- **REQUIRED WORK**:
Repeat all of the material below exactly as written, images excluded.

_ _ _

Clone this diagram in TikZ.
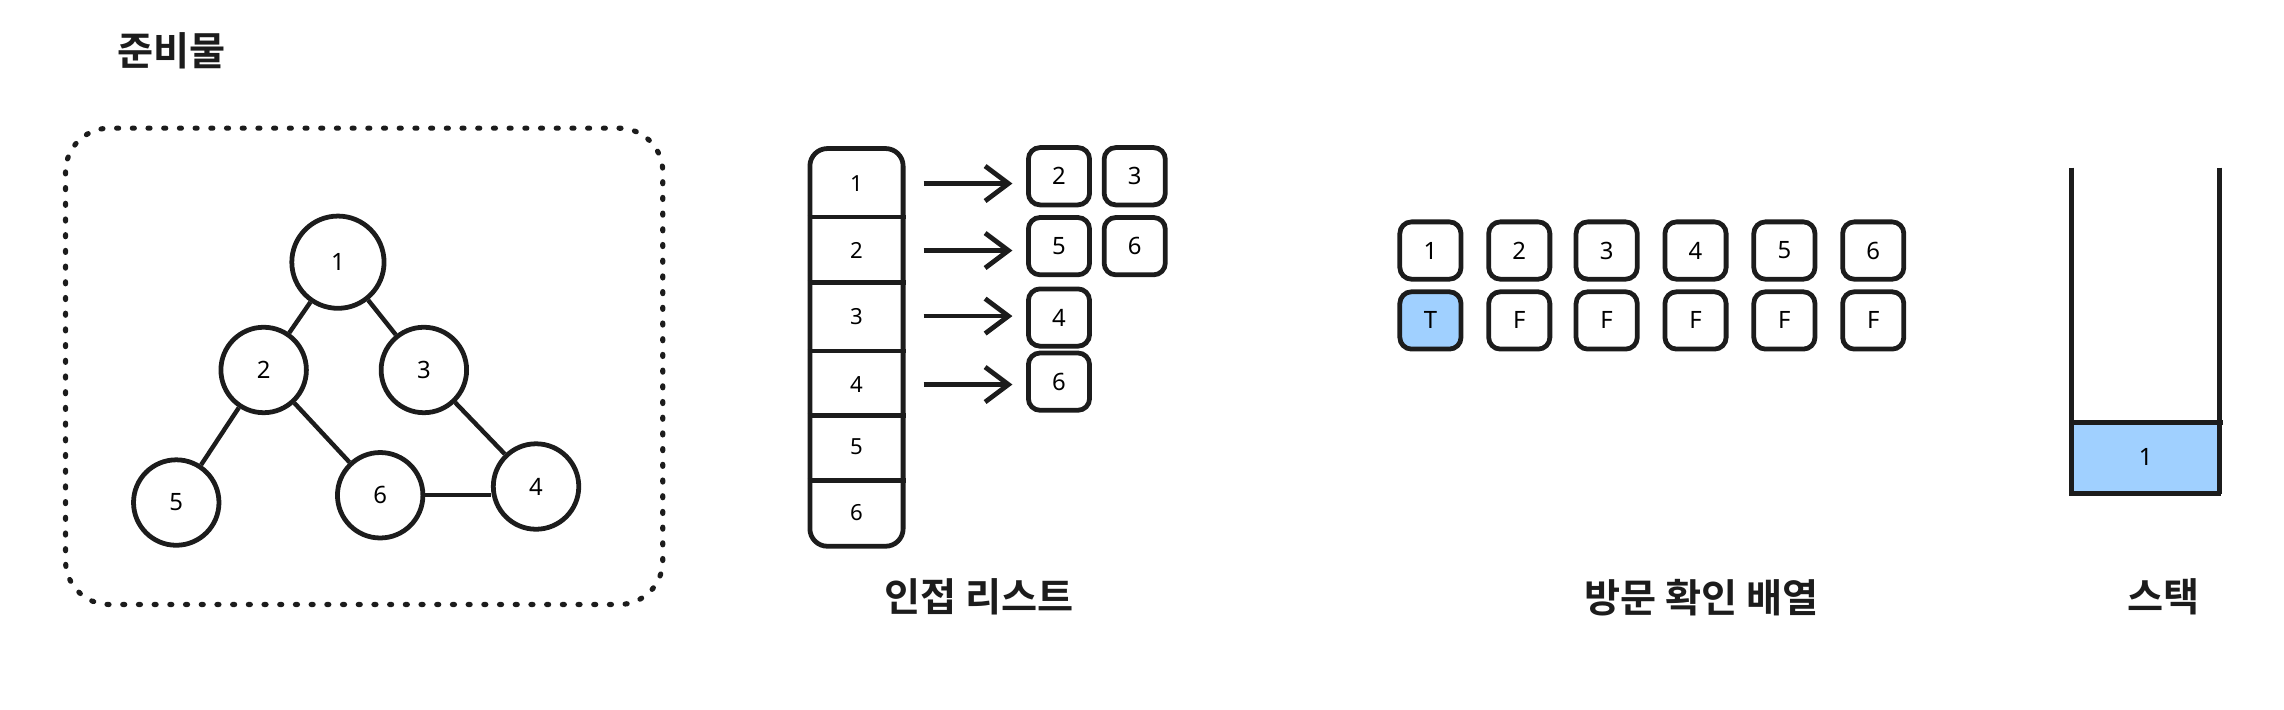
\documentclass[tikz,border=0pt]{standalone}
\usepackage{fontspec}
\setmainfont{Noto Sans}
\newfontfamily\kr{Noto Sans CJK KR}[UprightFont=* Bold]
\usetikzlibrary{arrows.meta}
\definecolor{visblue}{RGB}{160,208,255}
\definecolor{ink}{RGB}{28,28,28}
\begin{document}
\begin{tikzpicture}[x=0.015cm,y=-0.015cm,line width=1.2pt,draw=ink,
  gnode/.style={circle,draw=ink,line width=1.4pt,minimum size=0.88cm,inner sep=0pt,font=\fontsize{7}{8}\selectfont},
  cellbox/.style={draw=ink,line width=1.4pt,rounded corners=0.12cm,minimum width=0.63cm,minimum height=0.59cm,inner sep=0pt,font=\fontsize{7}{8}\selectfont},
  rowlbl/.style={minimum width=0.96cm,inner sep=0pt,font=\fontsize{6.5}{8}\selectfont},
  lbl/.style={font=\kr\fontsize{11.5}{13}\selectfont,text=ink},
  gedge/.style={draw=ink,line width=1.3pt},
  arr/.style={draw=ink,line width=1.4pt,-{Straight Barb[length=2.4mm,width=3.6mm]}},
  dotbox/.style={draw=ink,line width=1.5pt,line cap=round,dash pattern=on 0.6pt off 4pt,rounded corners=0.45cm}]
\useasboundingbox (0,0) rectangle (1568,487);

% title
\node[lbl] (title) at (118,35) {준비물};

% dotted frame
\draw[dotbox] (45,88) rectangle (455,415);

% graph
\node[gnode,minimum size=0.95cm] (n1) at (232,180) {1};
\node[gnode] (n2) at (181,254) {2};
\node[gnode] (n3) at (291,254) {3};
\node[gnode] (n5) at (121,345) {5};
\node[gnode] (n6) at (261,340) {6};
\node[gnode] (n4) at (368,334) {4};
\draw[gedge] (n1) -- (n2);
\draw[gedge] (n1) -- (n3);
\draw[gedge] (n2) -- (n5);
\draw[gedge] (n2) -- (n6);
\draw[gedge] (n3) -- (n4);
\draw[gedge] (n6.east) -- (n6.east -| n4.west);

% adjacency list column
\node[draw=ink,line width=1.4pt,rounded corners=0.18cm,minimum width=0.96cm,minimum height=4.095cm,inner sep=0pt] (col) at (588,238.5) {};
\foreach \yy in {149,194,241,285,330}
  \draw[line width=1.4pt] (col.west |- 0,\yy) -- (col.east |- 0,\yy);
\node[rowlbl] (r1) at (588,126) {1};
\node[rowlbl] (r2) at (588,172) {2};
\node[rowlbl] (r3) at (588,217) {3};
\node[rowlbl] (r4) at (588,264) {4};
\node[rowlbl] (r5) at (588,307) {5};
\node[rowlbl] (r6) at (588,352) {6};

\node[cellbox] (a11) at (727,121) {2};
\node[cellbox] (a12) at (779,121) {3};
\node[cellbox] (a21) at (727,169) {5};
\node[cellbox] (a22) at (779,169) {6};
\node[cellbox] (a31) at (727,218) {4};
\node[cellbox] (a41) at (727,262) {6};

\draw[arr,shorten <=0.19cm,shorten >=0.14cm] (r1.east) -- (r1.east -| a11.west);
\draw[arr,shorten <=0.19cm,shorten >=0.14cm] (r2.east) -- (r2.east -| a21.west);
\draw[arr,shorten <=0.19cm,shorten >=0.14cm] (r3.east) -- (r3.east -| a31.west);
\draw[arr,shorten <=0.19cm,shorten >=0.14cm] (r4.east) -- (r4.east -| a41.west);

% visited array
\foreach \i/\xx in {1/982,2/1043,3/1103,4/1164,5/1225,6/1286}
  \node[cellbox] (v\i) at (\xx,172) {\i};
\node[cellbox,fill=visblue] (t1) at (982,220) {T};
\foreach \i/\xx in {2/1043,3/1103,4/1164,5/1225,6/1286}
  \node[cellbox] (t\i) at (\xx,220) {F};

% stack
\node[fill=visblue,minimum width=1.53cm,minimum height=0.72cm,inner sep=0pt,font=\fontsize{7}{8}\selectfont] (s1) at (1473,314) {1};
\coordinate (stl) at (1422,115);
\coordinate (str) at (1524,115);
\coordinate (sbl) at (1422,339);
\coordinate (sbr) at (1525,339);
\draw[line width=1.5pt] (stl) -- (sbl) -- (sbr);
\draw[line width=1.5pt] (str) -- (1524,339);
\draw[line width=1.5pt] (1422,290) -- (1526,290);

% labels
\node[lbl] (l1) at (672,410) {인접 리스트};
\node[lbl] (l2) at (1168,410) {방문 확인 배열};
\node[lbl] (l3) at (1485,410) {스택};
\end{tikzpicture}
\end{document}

_ _ _

- **RESULT OF THE EXERCISE**:
Clone this diagram in TikZ.
\documentclass[tikz,border=0pt]{standalone}
\usepackage{fontspec}
\setmainfont{Noto Sans}
\newfontfamily\kr{Noto Sans CJK KR}[UprightFont=* Bold]
\usetikzlibrary{arrows.meta}
\definecolor{visblue}{RGB}{160,208,255}
\definecolor{ink}{RGB}{28,28,28}
\begin{document}
\begin{tikzpicture}[x=0.015cm,y=-0.015cm,line width=1.2pt,draw=ink,
  gnode/.style={circle,draw=ink,line width=1.4pt,minimum size=0.88cm,inner sep=0pt,font=\fontsize{7}{8}\selectfont},
  cellbox/.style={draw=ink,line width=1.4pt,rounded corners=0.12cm,minimum width=0.63cm,minimum height=0.59cm,inner sep=0pt,font=\fontsize{7}{8}\selectfont},
  rowlbl/.style={minimum width=0.96cm,inner sep=0pt,font=\fontsize{6.5}{8}\selectfont},
  lbl/.style={font=\kr\fontsize{11.5}{13}\selectfont,text=ink},
  gedge/.style={draw=ink,line width=1.3pt},
  arr/.style={draw=ink,line width=1.4pt,-{Straight Barb[length=2.4mm,width=3.6mm]}},
  dotbox/.style={draw=ink,line width=1.5pt,line cap=round,dash pattern=on 0.6pt off 4pt,rounded corners=0.45cm}]
\useasboundingbox (0,0) rectangle (1568,487);

% title
\node[lbl] (title) at (118,35) {준비물};

% dotted frame
\draw[dotbox] (45,88) rectangle (455,415);

% graph
\node[gnode,minimum size=0.95cm] (n1) at (232,180) {1};
\node[gnode] (n2) at (181,254) {2};
\node[gnode] (n3) at (291,254) {3};
\node[gnode] (n5) at (121,345) {5};
\node[gnode] (n6) at (261,340) {6};
\node[gnode] (n4) at (368,334) {4};
\draw[gedge] (n1) -- (n2);
\draw[gedge] (n1) -- (n3);
\draw[gedge] (n2) -- (n5);
\draw[gedge] (n2) -- (n6);
\draw[gedge] (n3) -- (n4);
\draw[gedge] (n6.east) -- (n6.east -| n4.west);

% adjacency list column
\node[draw=ink,line width=1.4pt,rounded corners=0.18cm,minimum width=0.96cm,minimum height=4.095cm,inner sep=0pt] (col) at (588,238.5) {};
\foreach \yy in {149,194,241,285,330}
  \draw[line width=1.4pt] (col.west |- 0,\yy) -- (col.east |- 0,\yy);
\node[rowlbl] (r1) at (588,126) {1};
\node[rowlbl] (r2) at (588,172) {2};
\node[rowlbl] (r3) at (588,217) {3};
\node[rowlbl] (r4) at (588,264) {4};
\node[rowlbl] (r5) at (588,307) {5};
\node[rowlbl] (r6) at (588,352) {6};

\node[cellbox] (a11) at (727,121) {2};
\node[cellbox] (a12) at (779,121) {3};
\node[cellbox] (a21) at (727,169) {5};
\node[cellbox] (a22) at (779,169) {6};
\node[cellbox] (a31) at (727,218) {4};
\node[cellbox] (a41) at (727,262) {6};

\draw[arr,shorten <=0.19cm,shorten >=0.14cm] (r1.east) -- (r1.east -| a11.west);
\draw[arr,shorten <=0.19cm,shorten >=0.14cm] (r2.east) -- (r2.east -| a21.west);
\draw[arr,shorten <=0.19cm,shorten >=0.14cm] (r3.east) -- (r3.east -| a31.west);
\draw[arr,shorten <=0.19cm,shorten >=0.14cm] (r4.east) -- (r4.east -| a41.west);

% visited array
\foreach \i/\xx in {1/982,2/1043,3/1103,4/1164,5/1225,6/1286}
  \node[cellbox] (v\i) at (\xx,172) {\i};
\node[cellbox,fill=visblue] (t1) at (982,220) {T};
\foreach \i/\xx in {2/1043,3/1103,4/1164,5/1225,6/1286}
  \node[cellbox] (t\i) at (\xx,220) {F};

% stack
\node[fill=visblue,minimum width=1.53cm,minimum height=0.72cm,inner sep=0pt,font=\fontsize{7}{8}\selectfont] (s1) at (1473,314) {1};
\coordinate (stl) at (1422,115);
\coordinate (str) at (1524,115);
\coordinate (sbl) at (1422,339);
\coordinate (sbr) at (1525,339);
\draw[line width=1.5pt] (stl) -- (sbl) -- (sbr);
\draw[line width=1.5pt] (str) -- (1524,339);
\draw[line width=1.5pt] (1422,290) -- (1526,290);

% labels
\node[lbl] (l1) at (672,410) {인접 리스트};
\node[lbl] (l2) at (1168,410) {방문 확인 배열};
\node[lbl] (l3) at (1485,410) {스택};
\end{tikzpicture}
\end{document}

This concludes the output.